Dish also promoted that I could receive all my local channels but left out that part that they didn't carry HD versions. I'm very happy I can get CBS HD now and eagerly away the other network channels. If they do become available in January but require MPeg4 I will be greatly peeved.

I truely hope that for the short term they stick with MPeg2 broadcasting until they have MPeg4 DVRs available.

I wonder how many 411s are out there compared to 942s?


----------



## James Long (Apr 17, 2003)

voripteth said:


> Dish actively promoted the 942 as being MPeg4 capable so many owners feel mislead.


Actively? No. It was clearly stated from the beginning that the 942 could not and would not do MPEG4. A couple of CSRs and installers may have mislead their customers, but the forum is full of posts clearly stating the 942 will NEVER do MPEG4.


voripteth said:


> Dish also promoted that I could receive all my local channels but left out that part that they didn't carry HD versions.


E* wouldn't say "all" locals ... they have too many local stations missing due to contract disputes and other reasons. (Not a great number, but too many to say "all".)


voripteth said:


> I wonder how many 411s are out there compared to 942s?


Very few, since 411's were only released within the past few days.

JL


----------



## BoisePaul (Apr 26, 2005)

voripteth said:


> Dish actively promoted the 942 as being MPeg4 capable so many owners feel mislead.


If memory serves, there were many rumors about the 942 being MPEG4 capable prior to its release-to-market. I believe there was a Charlie Chat or Tech Forum that preceded the release of the 942 that stated clearly that the receiver was MPEG2 only and that it would not be software upgradable to MPEG4. I do not recall DISH ever marketing the 942 as MPEG4 capable (or upgradable) during or after the RTM period. Of course, individual retailers (and probably a not-so-small number of CSR's) may have misrepresented this information just to make the sale.



voripteth said:


> I wonder how many 411s are out there compared to 942s?


The 411 has been available less than a week. Many retailers have not yet stocked them. Of course there are far more 942's out there at this time. That will probably change.

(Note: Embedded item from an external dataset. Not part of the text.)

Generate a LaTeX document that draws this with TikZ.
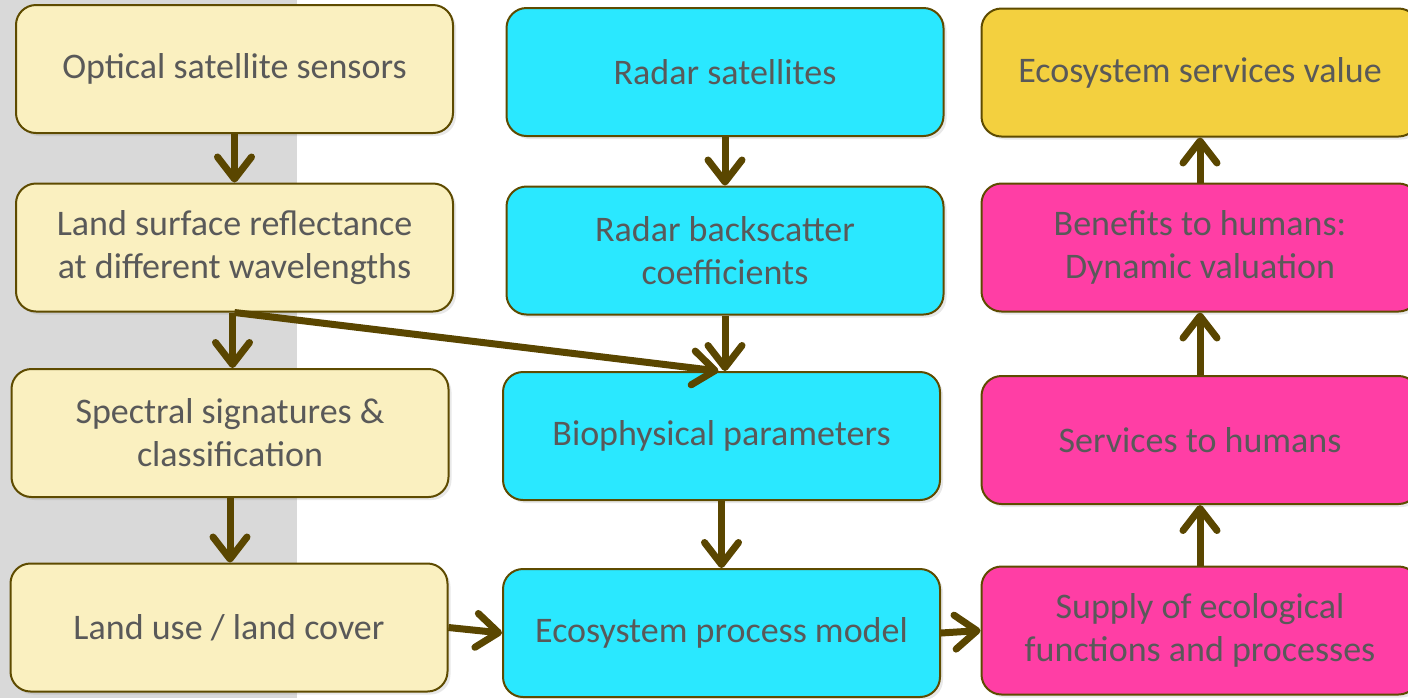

On edit: Sorry about the double post JL, you beat me to it.... I must have been typing when your message appeared.


----------



## James Long (Apr 17, 2003)

No problem ... I appreciate the support.

JL


----------



## voripteth (Oct 25, 2005)

James Long said:


> Actively? No. It was clearly stated from the beginning that the 942 could not and would not do MPEG4.


I *strongly* disagree. I spoke with four different Dish sales reps each of whom stated that the 942 could do MPeg4. I even mentioned that I read on the forums that it couldn't do it and they said I was wrong. This was four different calls over the period of a few weeks in October. This was not the case of a single uninformed person. Dish actively and repeatedly represented that the 942 could decode MPeg4 in order to get my sale. I am *quite* certain that there are many other customers who received the same treatment.


----------



## James Long (Apr 17, 2003)

We've done all we can to tell you the truth.

JL


----------



## RAD (Aug 5, 2002)

voripteth said:


> I *strongly* disagree. I spoke with four different Dish sales reps each of whom stated that the 942 could do MPeg4.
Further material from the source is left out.